Hence the value of $\csc \left( {\dfrac{{3\pi }}{4}} \right)$ is equal to $\sqrt 2$ .
So, the correct answer is “ $\sqrt 2$ ”.

Note : 1. Periodic Function= A function $f(x)$ is said to be a periodic function if there exists a real number T > 0 such that $f(x + T) = f(x)$ for all x.
If T is the smallest positive real number such that $f(x + T) = f(x)$ for all x, then T is called the fundamental period of $f(x)$ .
Since $\sin \,(2n\pi + \theta ) = \sin \theta$ for all values of $\theta$ and n $\in$ N.
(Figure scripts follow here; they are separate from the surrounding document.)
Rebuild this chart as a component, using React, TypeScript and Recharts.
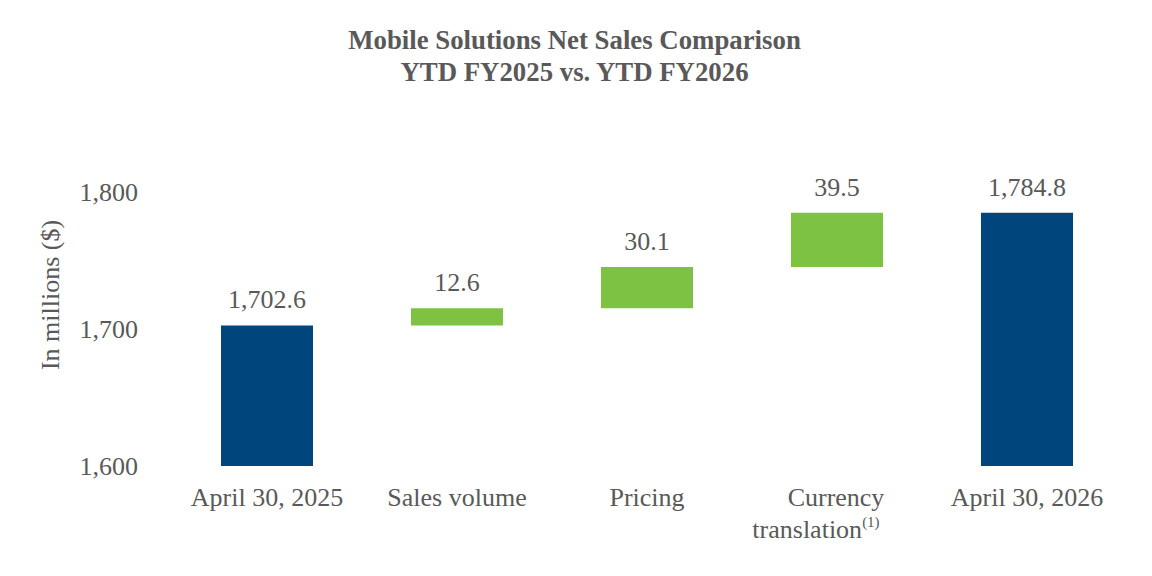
import { BarChart, Bar, Cell, XAxis, YAxis, LabelList, Label } from 'recharts'

const CATEGORIES = ['April 30, 2025', 'Sales volume', 'Pricing', 'Currency translation', 'April 30, 2026']
const AMOUNTS = [1702.6, 12.6, 30.1, 39.5, 1784.8]
const KINDS = ['total', 'change', 'change', 'change', 'total']
const FOOTNOTES = ['', '', '', '(1)', '']
const Y_TICKS = [1600, 1700, 1800]

const BLUE = '#00457c'
const GREEN = '#7dc242'
const GRAY = '#595959'
const FONT = '"Liberation Serif", "Times New Roman", serif'

// waterfall: invisible base under each change bar, totals start from zero
let running = 0
const chartData = CATEGORIES.map((name, i) => {
  const isTotal = KINDS[i] === 'total'
  const base = isTotal ? 0 : running
  running = isTotal ? AMOUNTS[i] : running + AMOUNTS[i]
  return { name, base, value: AMOUNTS[i], kind: KINDS[i], note: FOOTNOTES[i] }
})

const fmt = (v: number) =>
  v.toLocaleString('en-US', { minimumFractionDigits: 1, maximumFractionDigits: 1 })

function CategoryTick(props: any) {
  const { x, y, payload, index } = props
  const words = String(payload.value)
  const note = FOOTNOTES[index] ?? ''
  if (words === 'Currency translation') {
    return (
      <g>
        <text x={x - 1} y={y + 40} textAnchor="middle" fill={GRAY} fontSize={26}>
          Currency
        </text>
        <text x={x - 21} y={y + 72} textAnchor="middle" fill={GRAY} fontSize={26}>
          translation
          <tspan fontSize={15} dy={-11}>{note}</tspan>
        </text>
      </g>
    )
  }
  return (
    <text x={x} y={y + 40} textAnchor="middle" fill={GRAY} fontSize={26}>
      {words}
    </text>
  )
}

export default function App() {
  return (
    <div style={{ position: 'absolute', left: 0, top: 0, width: 1152, height: 576, background: '#fff', fontFamily: FONT }}>
      <div
        style={{
          position: 'absolute',
          left: 0,
          top: 24,
          width: 1149,
          textAlign: 'center',
          fontWeight: 'bold',
          fontSize: 26.8,
          lineHeight: '32px',
          color: GRAY,
        }}
      >
        <div>Mobile Solutions Net Sales Comparison</div>
        <div>YTD FY2025 vs. YTD FY2026</div>
      </div>
      <BarChart
        width={1152}
        height={576}
        data={chartData}
        margin={{ top: 192, right: 30, left: 0, bottom: 0 }}
        style={{ fontFamily: FONT }}
      >
        <XAxis
          dataKey="name"
          axisLine={false}
          tickLine={false}
          tickSize={0}
          tickMargin={0}
          height={110}
          interval={0}
          tick={<CategoryTick />}
        />
        <YAxis
          domain={[1600, 1800]}
          ticks={Y_TICKS}
          allowDataOverflow
          axisLine={false}
          tickLine={false}
          tickSize={0}
          tickMargin={34}
          width={172}
          tick={{ fill: GRAY, fontSize: 26 }}
          tickFormatter={(v: number) => v.toLocaleString('en-US')}
        >
          <Label
            content={() => (
              <text
                x={59}
                y={295}
                transform="rotate(-90, 59, 295)"
                textAnchor="middle"
                fill={GRAY}
                fontSize={26}
              >
                In millions ($)
              </text>
            )}
          />
        </YAxis>
        <Bar dataKey="base" stackId="w" fill="transparent" barSize={92} isAnimationActive={false} />
        <Bar dataKey="value" stackId="w" barSize={92} isAnimationActive={false}>
          {chartData.map((d) => (
            <Cell key={d.name} fill={d.kind === 'total' ? BLUE : GREEN} />
          ))}
          <LabelList
            dataKey="value"
            position="top"
            offset={17}
            fill={GRAY}
            fontSize={26}
            formatter={(v: any) => fmt(Number(v))}
          />
        </Bar>
      </BarChart>
    </div>
  )
}
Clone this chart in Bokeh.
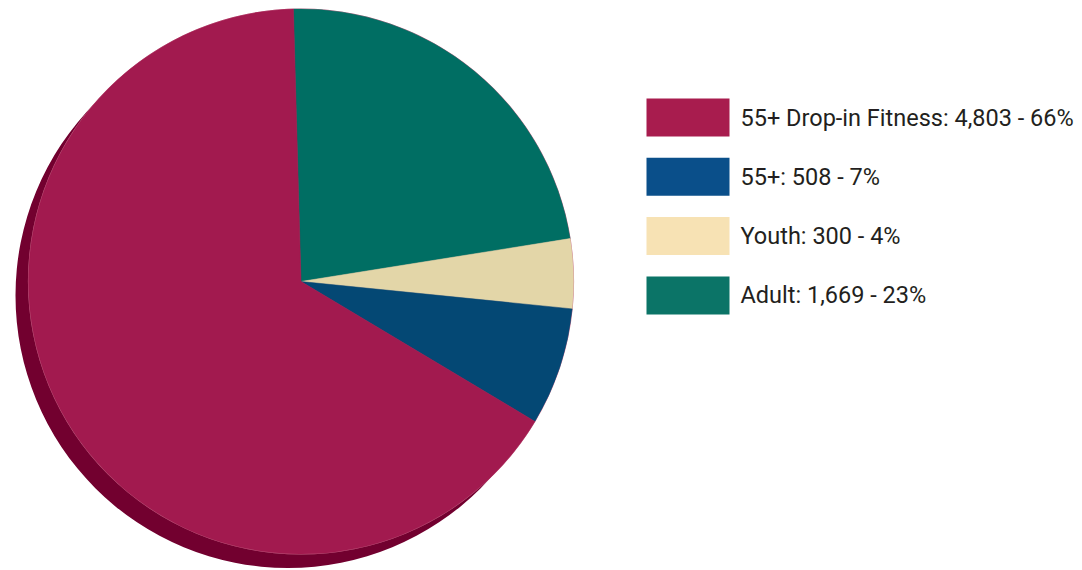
import math
from bokeh.plotting import figure
from bokeh.models import ColumnDataSource, Range1d
from bokeh.core.properties import value
from bokeh.embed import file_html
from bokeh.resources import INLINE

# ---- data ----
categories = ["55+ Drop-in Fitness", "55+", "Youth", "Adult"]
counts = [4803, 508, 300, 1669]
percents = [66, 7, 4, 23]
pie_colors = ["#A21A4F", "#044874", "#E3D6A8", "#006E63"]
legend_colors = ["#A81C4E", "#0A4F8A", "#F7E2B4", "#0B7467"]
shadow_color = "#72002F"

W, H = 1082, 570
p = figure(width=W, height=H, output_backend="svg", toolbar_location=None,
           x_range=Range1d(0, W), y_range=Range1d(0, H), min_border=0)
p.axis.visible = False
p.grid.visible = False
p.outline_line_color = None
p.background_fill_color = "white"

cx, cy, r = 300.5, 570 - 281, 272.5
total = sum(counts)

# pie drawn clockwise starting near the top; Adult first, then Youth, 55+, Drop-in
order = [3, 2, 1, 0]
start = math.radians(91.6)
starts, ends, cols = [], [], []
a = start
for i in order:
    sweep = 2 * math.pi * counts[i] / total
    starts.append(a)
    ends.append(a - sweep)
    cols.append(pie_colors[i])
    a -= sweep

# shadow
p.wedge(x=[cx - 13], y=[cy - 14], radius=r, start_angle=[0], end_angle=[2 * math.pi],
        fill_color=shadow_color, line_color=None)
p.circle(x=[cx], y=[cy], radius=r + 0.6, fill_color="#C8708F", line_color=None)

src = ColumnDataSource(dict(x=[cx] * 4, y=[cy] * 4, s=starts, e=ends, c=cols))
p.wedge(x="x", y="y", radius=r, start_angle="s", end_angle="e", direction="clock",
        fill_color="c", line_color="c", line_width=0.5, source=src)

# legend
labels = [f"{categories[i]}: {counts[i]:,} - {percents[i]}%" for i in range(4)]
ly = [570 - (117 + 59.3 * i) for i in range(4)]
lsrc = ColumnDataSource(dict(x=[687.5] * 4, y=ly, c=legend_colors, t=labels,
                             tx=[740] * 4))
p.rect(x="x", y="y", width=83, height=38, fill_color="c", line_color=None, source=lsrc)
p.text(x="tx", y="y", text="t", text_font=value("Roboto"),
       text_font_size="23.5px", text_color="#231F20", text_baseline="middle",
       text_align="left", source=lsrc)

open("out.html", "w").write(file_html(p, INLINE))
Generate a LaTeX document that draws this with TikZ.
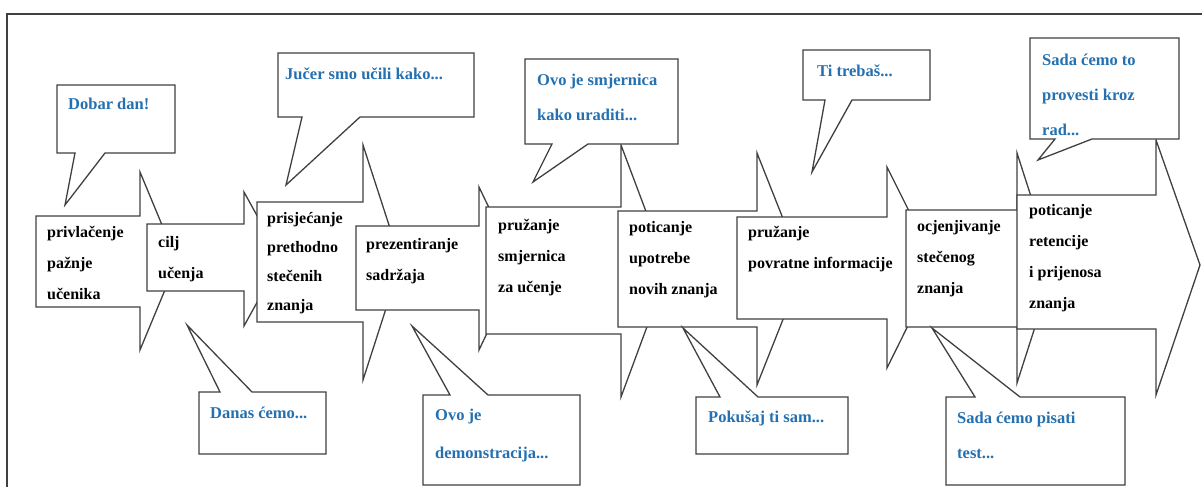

2. Even Function – A function $f(x)$ is said to be an even function ,if $f( - x) = f(x)$ for all x in its domain.
Odd Function – A function $f(x)$ is said to be an even function ,if $f( - x) = - f(x)$ for all x in its domain.
We know that $\sin ( - \theta ) = - \sin \theta .\cos ( - \theta ) = \cos \theta \,and\,\tan ( - \theta ) = - \tan \theta$
Therefore, $\sin \theta$ and $\tan \theta$ and their reciprocals, $\cos ec\theta$ and $\cot \theta$ are odd functions whereas $\cos \theta$ and its reciprocal $\sec \theta$ are even functions.